§ Your objective:
Filter the entries and keep only the lines where the string "this" appears.

§ Information given:
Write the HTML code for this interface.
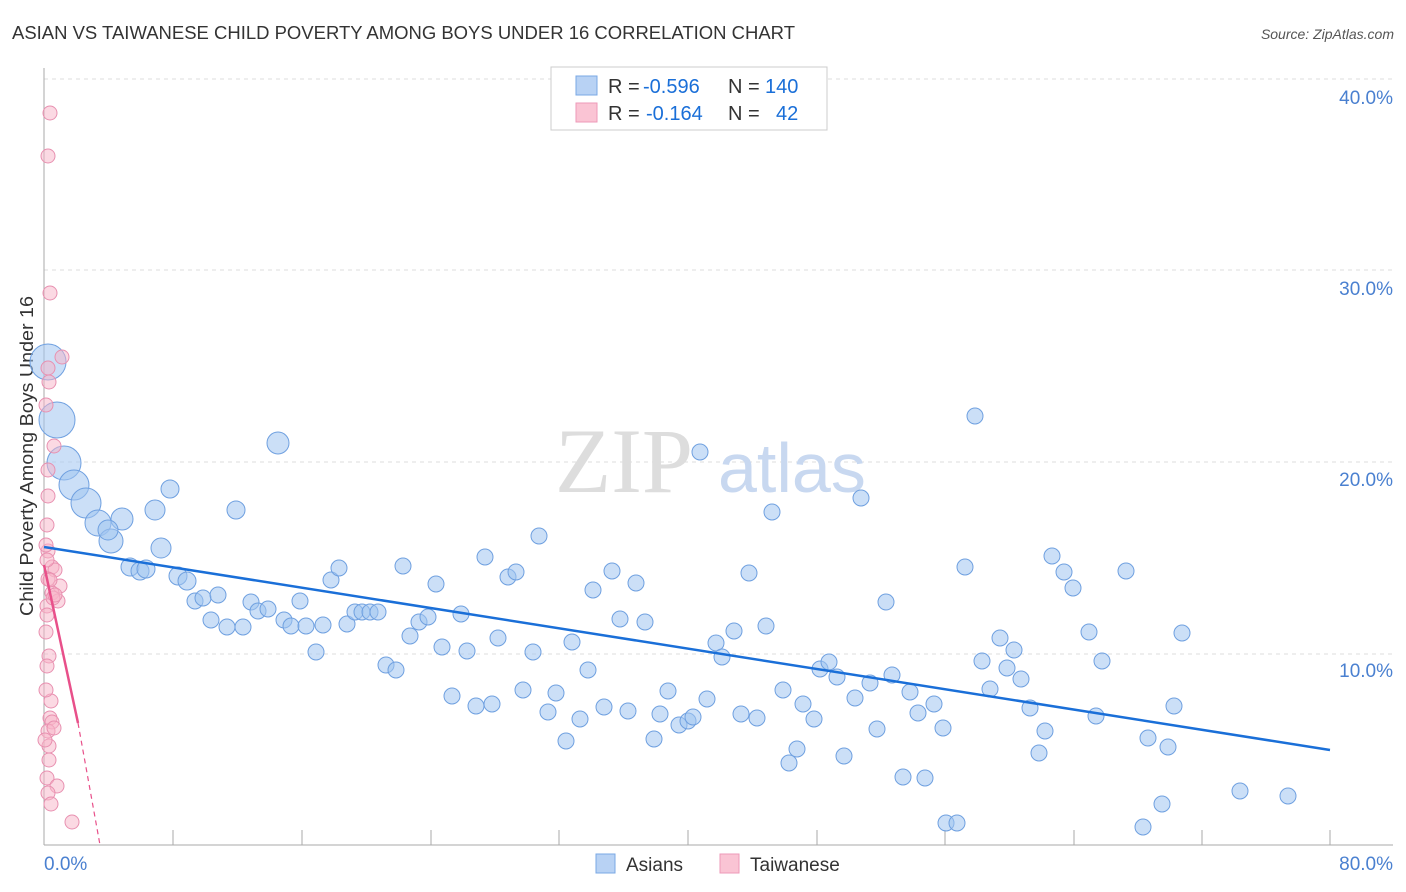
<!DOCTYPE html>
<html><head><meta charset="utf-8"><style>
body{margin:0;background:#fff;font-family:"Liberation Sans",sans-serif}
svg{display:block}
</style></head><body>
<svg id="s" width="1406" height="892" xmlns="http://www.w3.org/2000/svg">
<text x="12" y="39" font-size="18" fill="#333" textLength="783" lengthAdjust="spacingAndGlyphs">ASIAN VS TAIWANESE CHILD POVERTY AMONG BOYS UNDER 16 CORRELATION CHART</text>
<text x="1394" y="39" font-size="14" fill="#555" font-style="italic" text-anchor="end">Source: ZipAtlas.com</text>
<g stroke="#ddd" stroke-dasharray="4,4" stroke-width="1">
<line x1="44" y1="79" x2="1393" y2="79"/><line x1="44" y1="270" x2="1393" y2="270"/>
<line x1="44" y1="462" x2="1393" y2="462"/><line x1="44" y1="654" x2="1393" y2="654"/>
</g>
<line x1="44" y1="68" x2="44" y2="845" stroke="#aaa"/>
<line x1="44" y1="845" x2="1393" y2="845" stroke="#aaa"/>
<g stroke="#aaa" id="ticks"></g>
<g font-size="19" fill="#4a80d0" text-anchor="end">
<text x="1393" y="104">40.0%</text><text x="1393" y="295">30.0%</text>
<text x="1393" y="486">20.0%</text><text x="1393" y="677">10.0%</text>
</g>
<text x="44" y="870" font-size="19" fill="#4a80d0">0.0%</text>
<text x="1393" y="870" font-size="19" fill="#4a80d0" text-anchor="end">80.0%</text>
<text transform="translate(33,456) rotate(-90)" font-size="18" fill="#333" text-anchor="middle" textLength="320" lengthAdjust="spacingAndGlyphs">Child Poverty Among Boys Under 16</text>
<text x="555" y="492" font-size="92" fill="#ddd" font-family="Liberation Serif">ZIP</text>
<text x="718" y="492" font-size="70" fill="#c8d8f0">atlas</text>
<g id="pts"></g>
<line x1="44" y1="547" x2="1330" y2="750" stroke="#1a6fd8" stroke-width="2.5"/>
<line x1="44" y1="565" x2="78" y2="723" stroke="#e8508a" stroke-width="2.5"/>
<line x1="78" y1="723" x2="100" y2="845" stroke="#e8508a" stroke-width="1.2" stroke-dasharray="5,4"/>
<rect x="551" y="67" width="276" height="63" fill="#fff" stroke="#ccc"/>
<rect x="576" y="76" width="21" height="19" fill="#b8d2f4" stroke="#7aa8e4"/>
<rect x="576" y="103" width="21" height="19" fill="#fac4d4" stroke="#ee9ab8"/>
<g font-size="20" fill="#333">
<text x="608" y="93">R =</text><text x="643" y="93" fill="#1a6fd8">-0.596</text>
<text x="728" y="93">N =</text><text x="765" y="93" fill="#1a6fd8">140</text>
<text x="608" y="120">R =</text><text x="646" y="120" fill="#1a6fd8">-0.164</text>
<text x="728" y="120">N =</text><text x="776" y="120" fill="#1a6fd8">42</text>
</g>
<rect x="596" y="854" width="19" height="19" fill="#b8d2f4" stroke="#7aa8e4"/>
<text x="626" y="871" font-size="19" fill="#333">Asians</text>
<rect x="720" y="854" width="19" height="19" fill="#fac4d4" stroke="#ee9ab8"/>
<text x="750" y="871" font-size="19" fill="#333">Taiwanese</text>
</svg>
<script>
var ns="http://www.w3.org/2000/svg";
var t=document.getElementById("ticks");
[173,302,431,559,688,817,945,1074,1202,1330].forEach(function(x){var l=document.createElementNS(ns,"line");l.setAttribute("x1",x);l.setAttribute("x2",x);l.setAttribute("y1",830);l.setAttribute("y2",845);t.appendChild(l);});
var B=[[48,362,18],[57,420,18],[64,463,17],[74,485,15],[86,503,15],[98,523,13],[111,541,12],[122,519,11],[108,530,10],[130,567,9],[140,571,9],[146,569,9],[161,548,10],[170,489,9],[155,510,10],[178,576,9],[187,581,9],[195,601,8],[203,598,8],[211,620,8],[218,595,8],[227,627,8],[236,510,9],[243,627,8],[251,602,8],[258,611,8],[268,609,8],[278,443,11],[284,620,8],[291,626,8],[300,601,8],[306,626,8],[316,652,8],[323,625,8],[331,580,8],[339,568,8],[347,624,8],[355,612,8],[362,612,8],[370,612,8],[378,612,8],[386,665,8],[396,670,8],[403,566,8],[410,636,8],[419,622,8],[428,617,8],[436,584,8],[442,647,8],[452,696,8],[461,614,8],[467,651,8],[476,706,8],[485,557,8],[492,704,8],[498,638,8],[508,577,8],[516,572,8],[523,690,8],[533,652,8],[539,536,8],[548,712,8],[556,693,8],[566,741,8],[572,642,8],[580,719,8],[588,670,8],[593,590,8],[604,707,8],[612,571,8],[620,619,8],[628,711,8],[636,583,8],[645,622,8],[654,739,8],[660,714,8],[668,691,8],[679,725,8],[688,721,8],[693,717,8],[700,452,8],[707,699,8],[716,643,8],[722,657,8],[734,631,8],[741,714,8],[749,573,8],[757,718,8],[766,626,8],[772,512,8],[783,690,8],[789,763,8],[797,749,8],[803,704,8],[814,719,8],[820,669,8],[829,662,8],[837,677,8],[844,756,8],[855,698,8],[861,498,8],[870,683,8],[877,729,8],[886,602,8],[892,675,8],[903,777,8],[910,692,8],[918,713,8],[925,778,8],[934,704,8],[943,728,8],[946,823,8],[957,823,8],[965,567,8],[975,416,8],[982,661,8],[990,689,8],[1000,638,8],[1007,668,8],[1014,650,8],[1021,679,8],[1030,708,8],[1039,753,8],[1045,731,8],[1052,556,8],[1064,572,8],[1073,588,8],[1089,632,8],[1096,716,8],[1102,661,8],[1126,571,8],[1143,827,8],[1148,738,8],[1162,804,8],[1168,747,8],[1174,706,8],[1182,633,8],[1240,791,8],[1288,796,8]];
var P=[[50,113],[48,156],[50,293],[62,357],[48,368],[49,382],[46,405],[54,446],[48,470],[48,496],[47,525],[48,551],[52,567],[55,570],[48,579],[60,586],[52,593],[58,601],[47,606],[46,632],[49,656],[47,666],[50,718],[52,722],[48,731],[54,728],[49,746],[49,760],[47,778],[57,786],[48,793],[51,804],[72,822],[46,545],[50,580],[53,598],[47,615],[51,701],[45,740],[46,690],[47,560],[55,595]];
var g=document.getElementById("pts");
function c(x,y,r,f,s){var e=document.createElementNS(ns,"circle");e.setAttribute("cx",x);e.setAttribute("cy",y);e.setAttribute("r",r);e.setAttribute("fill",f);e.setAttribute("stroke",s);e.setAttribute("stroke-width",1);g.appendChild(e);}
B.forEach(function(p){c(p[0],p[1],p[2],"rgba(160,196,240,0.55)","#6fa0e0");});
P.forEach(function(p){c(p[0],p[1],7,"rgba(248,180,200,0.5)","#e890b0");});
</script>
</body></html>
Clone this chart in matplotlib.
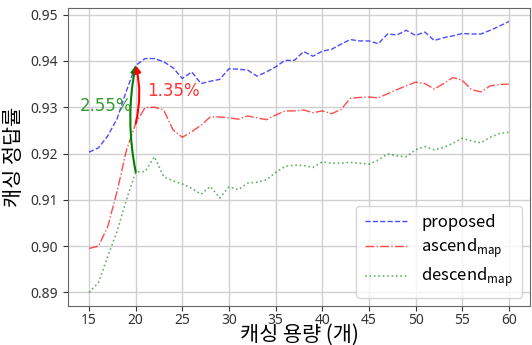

§ Solution:
Write the HTML code for this interface.
Clone this chart in matplotlib.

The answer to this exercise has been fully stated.